§ Task: Below, locate the line that contains "Emit a component". Repeat exactly from that line to the line that contains "YAxis, CartesianGrid, Legend", inclusive, leaving out the pictures.

[Source code of charts]
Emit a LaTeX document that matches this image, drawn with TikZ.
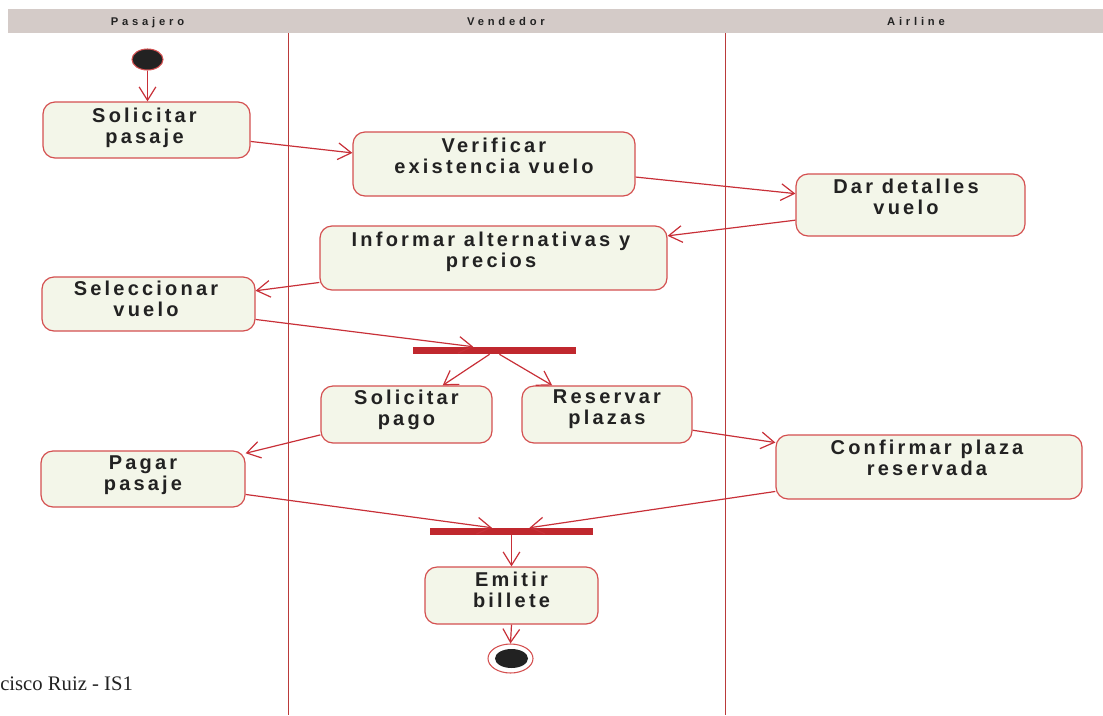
\documentclass[tikz,border=0pt]{standalone}
\usepackage{fontspec}
\usetikzlibrary{arrows.meta,calc,shapes.geometric}
\setmainfont{Liberation Serif}
\newfontfamily\actfont[LetterSpace=16]{Liberation Sans}
\newfontfamily\lanefont[LetterSpace=34]{Liberation Sans}

\definecolor{lanegray}{RGB}{212,203,200}
\definecolor{actfill}{RGB}{243,246,233}
\definecolor{actborder}{RGB}{212,80,80}
\definecolor{flowred}{RGB}{200,48,56}
\definecolor{barred}{RGB}{192,40,46}
\definecolor{laneline}{RGB}{186,58,58}
\definecolor{ink}{RGB}{34,34,34}

\begin{document}
\begin{tikzpicture}[x=0.75pt,y=-0.75pt,
  act/.style n args={2}{draw=actborder, fill=actfill, line width=0.9pt,
    rounded corners=9pt, minimum width=#1*0.75pt, minimum height=#2*0.75pt,
    inner sep=0pt},
  lbl/.style={anchor=north, inner sep=0pt, align=center, text=ink,
    font=\fontsize{15}{15.75}\selectfont\actfont\bfseries,
    execute at begin node=\rule{0pt}{11pt}},
  lanehd/.style={anchor=base, inner sep=0pt, text=ink,
    font=\fontsize{8.4}{9.6}\selectfont\lanefont\bfseries},
  syncbar/.style={fill=barred, draw=none, inner sep=0pt,
    minimum width=163*0.75pt, minimum height=7*0.75pt},
  flow/.style={draw=flowred, line width=0.9pt,
    -{Straight Barb[length=10pt,width=12.5pt,line width=0.9pt]}},
]
\useasboundingbox (0,0) rectangle (1103,715);

% swimlane header and separators
\fill[lanegray] (8,9) rectangle (1103,33);
\node[lanehd] (hpas) at (147.5,25.7) {Pasajero};
\node[lanehd] (hven) at (506,25.7) {Vendedor};
\node[lanehd] (hair) at (916,25.7) {Airline};
\draw[laneline, line width=0.6pt] (288,33) -- (288,715);
\draw[laneline, line width=0.6pt] (725,33) -- (725,715);

% initial and final states
\node[draw=actborder, fill=ink, line width=0.8pt, ellipse, inner sep=0pt,
  minimum width=31*0.75pt, minimum height=21*0.75pt] (start) at (147.5,59.5) {};
\node[draw=actborder, fill=white, line width=0.8pt, ellipse, inner sep=0pt,
  minimum width=45*0.75pt, minimum height=29*0.75pt] (final) at (510.5,658.5) {};
\node[fill=ink, ellipse, inner sep=0pt,
  minimum width=33*0.75pt, minimum height=19*0.75pt] (finalin) at (511.5,658.5) {};

% activities
\node[act={207}{56}] (sol) at (146.5,130) {};
\node[lbl] (tsol) at (144.5,107.3) {Solicitar\\pasaje};
\node[act={282}{64}] (ver) at (494,164) {};
\node[lbl] (tver) at (494,137.3) {Verificar\\existencia vuelo};
\node[act={229}{62}] (dar) at (910.5,205) {};
\node[lbl] (tdar) at (906,178.3) {Dar detalles\\vuelo};
\node[act={347}{64}] (inf) at (493.5,258) {};
\node[lbl] (tinf) at (491,231.3) {Informar alternativas y\\precios};
\node[act={213}{54}] (sel) at (148.5,304) {};
\node[lbl] (tsel) at (146,280.3) {Seleccionar\\vuelo};
\node[act={171}{57}] (pago) at (406.5,414.5) {};
\node[lbl] (tpago) at (406.5,389.3) {Solicitar\\pago};
\node[act={170}{57}] (res) at (607,414.5) {};
\node[lbl] (tres) at (607,389.3) {Reservar\\plazas};
\node[act={204}{56}] (pag) at (143,479) {};
\node[lbl] (tpag) at (143,455.3) {Pagar\\pasaje};
\node[act={306}{64}] (conf) at (929,467) {};
\node[lbl] (tconf) at (927,439.3) {Confirmar plaza\\reservada};
\node[act={173}{57}] (emit) at (511.5,595.5) {};
\node[lbl] (temit) at (511.5,571.3) {Emitir\\billete};

% fork and join bars
\node[syncbar] (fork) at (494.5,350.5) {};
\node[syncbar] (join) at (511.5,531.5) {};

% control flow
\draw[flow] (start.south) -- (start.south |- sol.north);
\draw[flow] ($(sol.north east)!0.70!(sol.south east)$) -- ($(ver.north west)!0.33!(ver.south west)$);
\draw[flow] ($(ver.north east)!0.70!(ver.south east)$) -- ($(dar.north west)!0.32!(dar.south west)$);
\draw[flow] ($(dar.north west)!0.74!(dar.south west)$) -- ($(inf.north east)!0.16!(inf.south east)$);
\draw[flow] ($(inf.north west)!0.875!(inf.south west)$) -- ($(sel.north east)!0.26!(sel.south east)$);
\draw[flow] ($(sel.north east)!0.78!(sel.south east)$) -- ($(fork.north west)!0.37!(fork.north east)$);
\draw[flow] ($(fork.south west)!0.47!(fork.south east)$) -- ($(pago.north west)!0.71!(pago.north east)$);
\draw[flow] ($(fork.south west)!0.53!(fork.south east)$) -- ($(res.north west)!0.18!(res.north east)$);
\draw[flow] ($(pago.north west)!0.85!(pago.south west)$) -- ($(pag.north east)!0.05!(pag.south east)$);
\draw[flow] ($(res.north east)!0.77!(res.south east)$) -- ($(conf.north west)!0.125!(conf.south west)$);
\draw[flow] ($(pag.north east)!0.77!(pag.south east)$) -- ($(join.north west)!0.38!(join.north east)$);
\draw[flow] ($(conf.north west)!0.875!(conf.south west)$) -- ($(join.north west)!0.61!(join.north east)$);
\draw[flow] (join.south) -- (emit.north);
\draw[flow] (emit.south) -- (final.north);

% footer
\node[anchor=base west, inner sep=0pt, text=ink, font=\fontsize{15.5}{17}\selectfont]
  (foot) at (0,690) {cisco Ruiz - IS1};
\end{tikzpicture}
\end{document}
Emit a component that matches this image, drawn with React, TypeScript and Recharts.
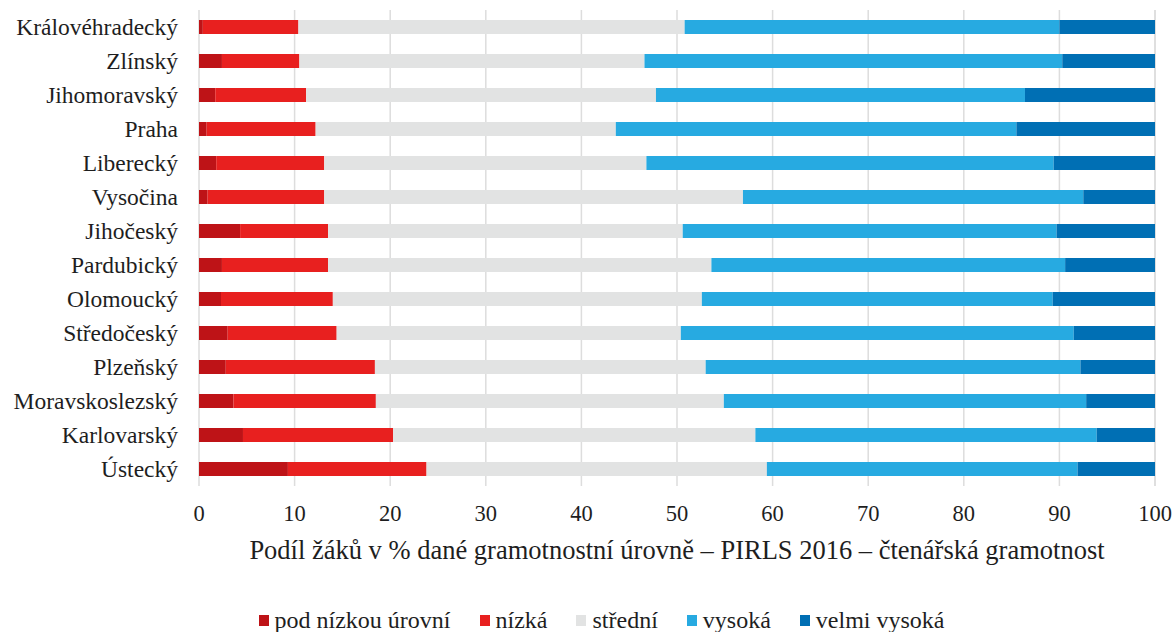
import React from 'react';
import { BarChart, Bar, XAxis, YAxis, CartesianGrid, Legend } from 'recharts';

const regions = ['Královéhradecký', 'Zlínský', 'Jihomoravský', 'Praha', 'Liberecký', 'Vysočina', 'Jihočeský', 'Pardubický', 'Olomoucký', 'Středočeský', 'Plzeňský', 'Moravskoslezský', 'Karlovarský', 'Ústecký'];
const podNizkou = [0.4, 2.4, 1.7, 0.8, 1.8, 0.9, 4.3, 2.4, 2.3, 3.0, 2.8, 3.6, 4.6, 9.3];
const nizka = [10.0, 8.1, 9.5, 11.4, 11.3, 12.2, 9.2, 11.1, 11.7, 11.4, 15.6, 14.9, 15.7, 14.5];
const stredni = [40.4, 36.1, 36.6, 31.4, 33.7, 43.8, 37.1, 40.1, 38.6, 36.0, 34.6, 36.4, 37.9, 35.6];
const vysoka = [39.2, 43.7, 38.6, 41.9, 42.6, 35.6, 39.1, 37.0, 36.7, 41.1, 39.2, 37.9, 35.7, 32.5];
const velmiVysoka = [10.0, 9.7, 13.6, 14.5, 10.6, 7.5, 10.3, 9.4, 10.7, 8.5, 7.8, 7.2, 6.1, 8.1];
const xTicks = [0, 10, 20, 30, 40, 50, 60, 70, 80, 90, 100];

const seriesKeys = ['podNizkou', 'nizka', 'stredni', 'vysoka', 'velmiVysoka'];
const seriesNames = ['pod nízkou úrovní', 'nízká', 'střední', 'vysoká', 'velmi vysoká'];
const seriesColors = ['#BE1317', '#E8201F', '#E2E3E3', '#27AAE1', '#006FB4'];

const data = regions.map((name, i) => ({
  name,
  podNizkou: podNizkou[i],
  nizka: nizka[i],
  stredni: stredni[i],
  vysoka: vysoka[i],
  velmiVysoka: velmiVysoka[i],
}));

const FONT = '"Liberation Serif", "Times New Roman", serif';

const LegendContent = () => (
  <div style={{ height: 60, position: 'relative', fontFamily: FONT }}>
    <div style={{ position: 'absolute', top: 35, left: 0, right: 0, display: 'flex', justifyContent: 'center', paddingLeft: 48 }}>
      {seriesNames.map((n, i) => (
        <div key={n} style={{ display: 'flex', alignItems: 'center', marginRight: i < seriesNames.length - 1 ? 29 : 0 }}>
          <div style={{ width: 10, height: 11, background: seriesColors[i], marginRight: 6 }} />
          <span style={{ fontSize: 24, color: '#1e1e1e', lineHeight: '26px' }}>{n}</span>
        </div>
      ))}
    </div>
  </div>
);

export default function App() {
  return (
    <div style={{ position: 'absolute', left: 0, top: 0, width: 1175, height: 632, background: '#fff' }}>
      <BarChart
        width={1175}
        height={632}
        data={data}
        layout="vertical"
        margin={{ top: 10, right: 20, left: 0, bottom: 0 }}
        barCategoryGap={20}
      >
        <CartesianGrid horizontal={false} vertical={true} stroke="#DDDDDD" strokeWidth={1.5} />
        <XAxis
          type="number"
          domain={[0, 100]}
          ticks={xTicks}
          axisLine={false}
          tickLine={false}
          tickMargin={13}
          height={86}
          interval={0}
          tick={{ fontFamily: FONT, fontSize: 22.5, fill: '#1e1e1e' }}
          label={{ value: 'Podíl žáků v % dané gramotnostní úrovně – PIRLS 2016 – čtenářská gramotnost', position: 'insideBottom', offset: 13, style: { fontFamily: FONT, fontSize: 26.5, fill: '#1e1e1e' } }}
        />
        <YAxis
          type="category"
          dataKey="name"
          width={199}
          axisLine={false}
          tickLine={false}
          tickMargin={15}
          interval={0}
          tick={{ fontFamily: FONT, fontSize: 23.5, fill: '#1e1e1e' }}
        />
        <Legend verticalAlign="bottom" content={<LegendContent />} wrapperStyle={{ height: 60 }} />
        {seriesKeys.map((k, i) => (
          <Bar key={k} dataKey={k} name={seriesNames[i]} stackId="a" fill={seriesColors[i]} barSize={14} isAnimationActive={false} />
        ))}
      </BarChart>
    </div>
  );
}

§ Exercise output:
Emit a component that matches this image, drawn with React, TypeScript and Recharts.
import React from 'react';
import { BarChart, Bar, XAxis, YAxis, CartesianGrid, Legend } from 'recharts';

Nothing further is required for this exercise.